====== Supplied information
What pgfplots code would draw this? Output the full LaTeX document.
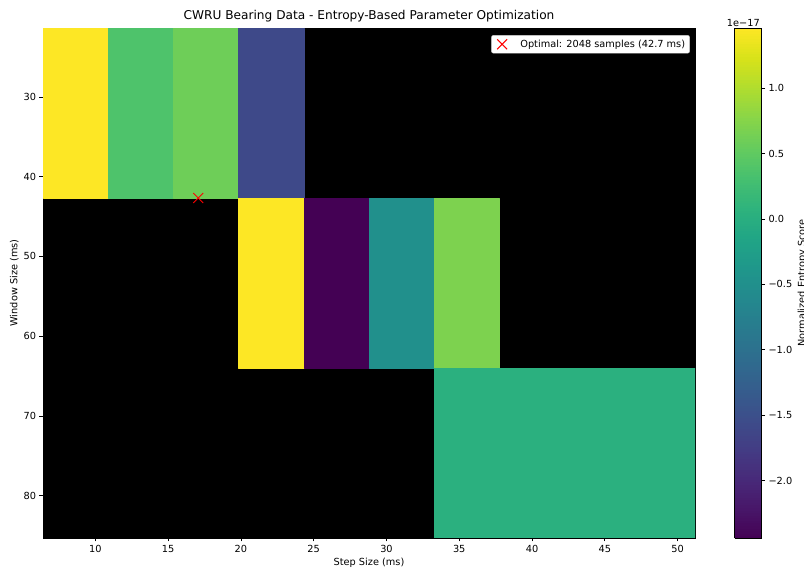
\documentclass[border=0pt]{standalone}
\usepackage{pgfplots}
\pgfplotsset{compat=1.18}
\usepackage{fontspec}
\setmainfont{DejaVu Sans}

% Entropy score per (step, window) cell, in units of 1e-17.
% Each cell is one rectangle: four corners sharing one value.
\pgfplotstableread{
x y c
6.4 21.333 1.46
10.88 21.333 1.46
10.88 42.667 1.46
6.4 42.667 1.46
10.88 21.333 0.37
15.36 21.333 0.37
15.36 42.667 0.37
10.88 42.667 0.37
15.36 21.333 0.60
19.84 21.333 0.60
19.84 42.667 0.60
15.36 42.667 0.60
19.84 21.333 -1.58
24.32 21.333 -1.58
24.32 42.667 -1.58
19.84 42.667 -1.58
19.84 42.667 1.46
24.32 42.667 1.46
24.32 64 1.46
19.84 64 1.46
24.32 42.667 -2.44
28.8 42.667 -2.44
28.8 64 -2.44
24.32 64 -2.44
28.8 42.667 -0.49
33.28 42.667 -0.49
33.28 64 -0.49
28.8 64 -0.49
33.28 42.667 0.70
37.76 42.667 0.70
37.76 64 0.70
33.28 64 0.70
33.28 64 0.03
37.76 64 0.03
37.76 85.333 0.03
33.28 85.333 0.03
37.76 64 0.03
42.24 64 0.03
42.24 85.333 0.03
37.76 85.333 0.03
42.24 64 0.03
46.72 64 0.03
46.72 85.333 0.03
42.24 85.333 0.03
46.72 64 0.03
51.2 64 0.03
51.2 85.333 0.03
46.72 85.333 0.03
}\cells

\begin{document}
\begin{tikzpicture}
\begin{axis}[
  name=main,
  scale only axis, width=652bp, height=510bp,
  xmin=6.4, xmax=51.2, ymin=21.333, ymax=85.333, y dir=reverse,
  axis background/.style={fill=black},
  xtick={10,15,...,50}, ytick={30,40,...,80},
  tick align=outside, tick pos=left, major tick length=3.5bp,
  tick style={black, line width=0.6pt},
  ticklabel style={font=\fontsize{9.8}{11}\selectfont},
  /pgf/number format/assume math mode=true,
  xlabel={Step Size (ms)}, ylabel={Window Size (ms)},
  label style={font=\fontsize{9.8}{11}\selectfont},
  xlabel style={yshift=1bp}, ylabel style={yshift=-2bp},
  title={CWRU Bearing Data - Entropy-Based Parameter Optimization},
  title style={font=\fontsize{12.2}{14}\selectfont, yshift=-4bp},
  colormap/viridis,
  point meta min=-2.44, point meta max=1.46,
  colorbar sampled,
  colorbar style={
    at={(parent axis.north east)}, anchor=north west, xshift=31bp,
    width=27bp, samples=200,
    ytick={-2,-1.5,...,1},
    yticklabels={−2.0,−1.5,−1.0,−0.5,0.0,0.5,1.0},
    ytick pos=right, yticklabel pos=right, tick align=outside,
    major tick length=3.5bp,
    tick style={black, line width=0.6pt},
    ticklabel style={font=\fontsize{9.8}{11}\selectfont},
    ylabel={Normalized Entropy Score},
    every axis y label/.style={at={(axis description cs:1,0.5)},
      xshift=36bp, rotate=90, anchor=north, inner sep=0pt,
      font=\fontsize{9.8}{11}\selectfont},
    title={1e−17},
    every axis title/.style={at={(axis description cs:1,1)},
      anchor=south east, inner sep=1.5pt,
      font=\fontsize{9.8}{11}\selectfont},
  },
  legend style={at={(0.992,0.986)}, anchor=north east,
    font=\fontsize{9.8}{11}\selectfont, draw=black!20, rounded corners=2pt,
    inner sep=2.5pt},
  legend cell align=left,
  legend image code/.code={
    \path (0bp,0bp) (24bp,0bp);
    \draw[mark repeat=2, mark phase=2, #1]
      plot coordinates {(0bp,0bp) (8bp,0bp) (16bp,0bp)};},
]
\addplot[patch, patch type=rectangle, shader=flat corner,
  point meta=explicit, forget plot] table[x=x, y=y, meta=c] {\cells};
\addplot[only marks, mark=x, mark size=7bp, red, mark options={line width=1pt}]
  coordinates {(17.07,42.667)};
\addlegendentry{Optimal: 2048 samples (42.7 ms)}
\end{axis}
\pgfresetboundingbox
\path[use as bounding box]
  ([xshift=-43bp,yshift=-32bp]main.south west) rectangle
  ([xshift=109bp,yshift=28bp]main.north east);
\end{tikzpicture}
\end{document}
============
List all lines above in which the string "code" appears.

What pgfplots code would draw this? Output the full LaTeX document.
  legend image code/.code={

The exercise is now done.